We follow Bundy in this book from his first murder in Washington State, through subsequent homicides in Utah and Colorado, his sensational escape from custody by jumping out of a second floor window, and his flight to Florida, where in a single explosion of homicidal rage he bludgeoned two girls to death and severely battered three more after invading their sorority house, before his final murder of a 12 year old who disappeared from a junior high school. The last killing represented a chilling turn: was Bundy going after younger and younger prey? One wonders if he might not have abducted children from elementary schools before he was finally caught.
Like all psychopaths before him and those who will come after him, Bundy never had a shred of compassion or guilt in regard to any of his victims. When he related his crimes to Michaud and Aynesworth, he insisted on talking about himself in the third person, as if Bundy the killer was a separate entity unrelated to himself.

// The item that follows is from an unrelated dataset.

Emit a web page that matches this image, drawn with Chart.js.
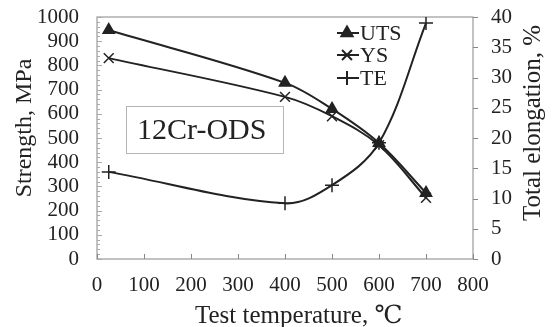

Perhaps that's how he could live with himself during the four years his crime spree lasted: someone else was committing these murders, not him. However Bundy tried to rationalize, deny or explain away his actions, one gets through this excellent book emotionally drained, and feeling very grateful that he is no longer on this planet to remind us of the insanity he caused while he walked among us.
Bundy, himself, wouldn't discuss the murders as if he did it, he never said he was guilty of the crimes, he always claimed he was innocent (even as he went to the the executioner in 1989). So Michaud and Aynesworth made a deal with him that he didn't have to discuss them as if he did it, he could discuss them as if discuss a psychological case, and Bundy agreed to that. So Bundy discusses his crimes and his "entity" (as he called it) in third person throughout the book.

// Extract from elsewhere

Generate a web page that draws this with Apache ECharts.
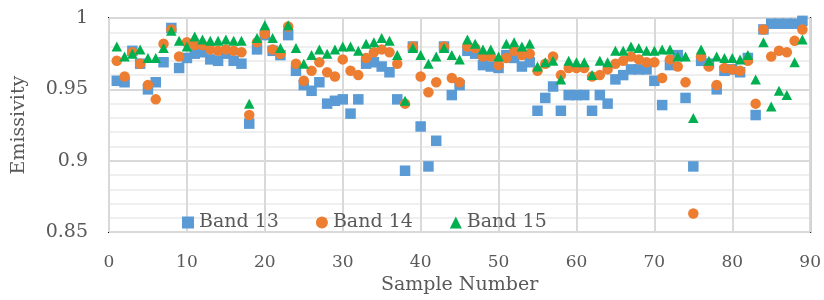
<!DOCTYPE html>
<html>
<head>
<meta charset="utf-8">
<script src="https://cdn.jsdelivr.net/npm/echarts@6/dist/echarts.min.js"></script>
<style>
  html, body { margin: 0; padding: 0; background: #fff; }
  #chart { width: 824px; height: 300px; }
</style>
</head>
<body>
<div id="chart"></div>
<script>
const sampleNumbers = [
  1, 2, 3, 4, 5, 6, 7, 8, 9, 10, 11, 12, 13, 14, 15, 16, 17, 18, 19, 20,
  21, 22, 23, 24, 25, 26, 27, 28, 29, 30, 31, 32, 33, 34, 35, 36, 37, 38, 39, 40,
  41, 42, 43, 44, 45, 46, 47, 48, 49, 50, 51, 52, 53, 54, 55, 56, 57, 58, 59, 60,
  61, 62, 63, 64, 65, 66, 67, 68, 69, 70, 71, 72, 73, 74, 75, 76, 77, 78, 79, 80,
  81, 82, 83, 84, 85, 86, 87, 88, 89,
];

const band13 = [
  0.956, 0.955, 0.977, 0.968, 0.950, 0.955, 0.969, 0.993, 0.965, 0.972,
  0.975, 0.976, 0.971, 0.970, 0.975, 0.970, 0.968, 0.926, 0.978, 0.988,
  0.977, 0.974, 0.988, 0.963, 0.953, 0.949, 0.955, 0.940, 0.942, 0.943,
  0.933, 0.943, 0.968, 0.969, 0.966, 0.962, 0.943, 0.893, 0.980, 0.924,
  0.896, 0.914, 0.980, 0.946, 0.953, 0.977, 0.975, 0.967, 0.966, 0.965,
  0.974, 0.972, 0.966, 0.969, 0.935, 0.944, 0.952, 0.935, 0.946, 0.946,
  0.946, 0.935, 0.946, 0.940, 0.957, 0.960, 0.964, 0.964, 0.964, 0.956,
  0.939, 0.967, 0.974, 0.944, 0.896, 0.970, 0.968, 0.950, 0.963, 0.964,
  0.962, 0.972, 0.932, 0.992, 0.996, 0.996, 0.996, 0.996, 0.998,
];

const band14 = [
  0.970, 0.959, 0.976, 0.968, 0.953, 0.943, 0.982, 0.992, 0.973, 0.983,
  0.981, 0.981, 0.978, 0.977, 0.978, 0.977, 0.976, 0.932, 0.983, 0.989,
  0.978, 0.975, 0.994, 0.968, 0.956, 0.963, 0.969, 0.962, 0.959, 0.971,
  0.963, 0.960, 0.972, 0.976, 0.978, 0.976, 0.968, 0.940, 0.980, 0.959,
  0.948, 0.955, 0.980, 0.958, 0.955, 0.980, 0.979, 0.973, 0.973, 0.967,
  0.972, 0.977, 0.974, 0.975, 0.963, 0.968, 0.973, 0.960, 0.965, 0.965,
  0.965, 0.959, 0.960, 0.964, 0.968, 0.970, 0.973, 0.971, 0.969, 0.969,
  0.958, 0.971, 0.966, 0.955, 0.863, 0.973, 0.966, 0.953, 0.965, 0.964,
  0.963, 0.970, 0.940, 0.992, 0.973, 0.977, 0.976, 0.984, 0.992,
];

const band15 = [
  0.980, 0.973, 0.975, 0.978, 0.972, 0.972, 0.979, 0.991, 0.984, 0.980,
  0.987, 0.985, 0.984, 0.984, 0.985, 0.984, 0.984, 0.940, 0.986, 0.995,
  0.986, 0.979, 0.995, 0.979, 0.968, 0.974, 0.978, 0.975, 0.978, 0.980,
  0.980, 0.977, 0.982, 0.983, 0.986, 0.984, 0.974, 0.942, 0.979, 0.974,
  0.968, 0.973, 0.979, 0.974, 0.971, 0.985, 0.982, 0.978, 0.978, 0.973,
  0.982, 0.983, 0.980, 0.982, 0.966, 0.969, 0.970, 0.957, 0.970, 0.969,
  0.969, 0.960, 0.970, 0.969, 0.977, 0.977, 0.980, 0.979, 0.977, 0.977,
  0.978, 0.978, 0.973, 0.973, 0.930, 0.978, 0.970, 0.973, 0.972, 0.972,
  0.971, 0.974, 0.957, 0.983, 0.938, 0.949, 0.946, 0.969, 0.985,
];

const yTicks = [0.85, 0.9, 0.95, 1];
const xTicks = [0, 10, 20, 30, 40, 50, 60, 70, 80, 90];

// Liberation Serif isn't picked up in the sandbox, DejaVu Serif is
const font = 'DejaVu Serif';
const textColor = '#595959';

const pairs = (values) => values.map((v, i) => [sampleNumbers[i], v]);

const chart = echarts.init(document.getElementById('chart'));

const option = {
  animation: false,
  textStyle: { fontFamily: font },
  grid: {
    left: 109,
    right: 11,
    top: 18,
    bottom: 57,
    show: true,
    borderColor: '#000',
    borderWidth: 2,
  },
  legend: {
    left: 182,
    top: 213,
    padding: 0,
    itemWidth: 12,
    itemHeight: 12,
    itemGap: 37,
    textStyle: {
      fontFamily: font,
      fontSize: 19,
      color: textColor,
    },
    data: [
      { name: 'Band 13', icon: 'rect' },
      { name: 'Band 14', icon: 'circle' },
      { name: 'Band 15', icon: 'triangle' },
    ],
  },
  xAxis: {
    type: 'value',
    min: xTicks[0],
    max: xTicks[xTicks.length - 1],
    interval: 10,
    name: 'Sample Number',
    nameLocation: 'middle',
    nameGap: 38,
    nameTextStyle: { fontFamily: font, fontSize: 19, color: textColor },
    axisLine: { show: false },
    axisTick: { show: false },
    axisLabel: { fontFamily: font, fontSize: 17, color: textColor, margin: 22 },
    splitLine: { show: true, lineStyle: { color: '#d9d9d9', width: 2 } },
  },
  yAxis: {
    type: 'value',
    min: yTicks[0],
    max: yTicks[yTicks.length - 1],
    interval: 0.05,
    name: 'Emissivity',
    nameLocation: 'middle',
    nameGap: 80,
    nameTextStyle: { fontFamily: font, fontSize: 19, color: textColor },
    axisLine: { show: false },
    axisTick: { show: false },
    axisLabel: {
      fontFamily: font,
      fontSize: 19,
      color: textColor,
      margin: 21,
      formatter: (v) => String(+v.toFixed(2)),
    },
    splitLine: { show: true, lineStyle: { color: '#d9d9d9', width: 2 } },
    minorTick: { show: false, splitNumber: 5 },
    minorSplitLine: { show: true, lineStyle: { color: '#efefef', width: 2 } },
  },
  series: [
    {
      name: 'Band 13',
      type: 'scatter',
      symbol: 'rect',
      symbolSize: 10.5,
      itemStyle: { color: '#5B9BD5', opacity: 1 },
      data: pairs(band13),
    },
    {
      name: 'Band 14',
      type: 'scatter',
      symbol: 'circle',
      symbolSize: 10.5,
      itemStyle: { color: '#ED7D31', opacity: 1 },
      data: pairs(band14),
    },
    {
      name: 'Band 15',
      type: 'scatter',
      symbol: 'triangle',
      symbolSize: [10.5, 10],
      itemStyle: { color: '#00B050', opacity: 1 },
      data: pairs(band15),
    },
  ],
};

chart.setOption(option);
</script>
</body>
</html>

Bundy was a textbook sexual psychopath who terrorized the College communities of Washington, Utah and Florida over a span of years. He left none if little evidence so he was very hard to catch. As all serial killers do, they get cocky and so self-assured they won't get caught that they make a mistake and Ted Bundy made his mistake in Florida around the University in Tallahassee where he was caught.
The Only Living Witness answers all the questions about one of America's worst monsters. It is a timeless classic. It covers most of Bundy's life, including his youth and his years as a student and volunteer before murder became his primary occupation and after ... when the first 4 or 5 girls went missing and he volunteered to "help" the DES with the searches for the women as a credit for his law school course, or so he would have his girlfriend (at the time) believe.
I finished the book with a sense of fright for those women never found, and sadness for the families that won't get to bury the missing women, and the family and friends of Ted Bundy who was so manipulated and conned by their son and friend so much they believed in his innocence until he at last confessed the murders. A brilliant brilliant read and research source into the mind of a mass serial killer and sexual defiant psychopath. His crimes are as vivid and studied today as they were when he was being hunted and caught!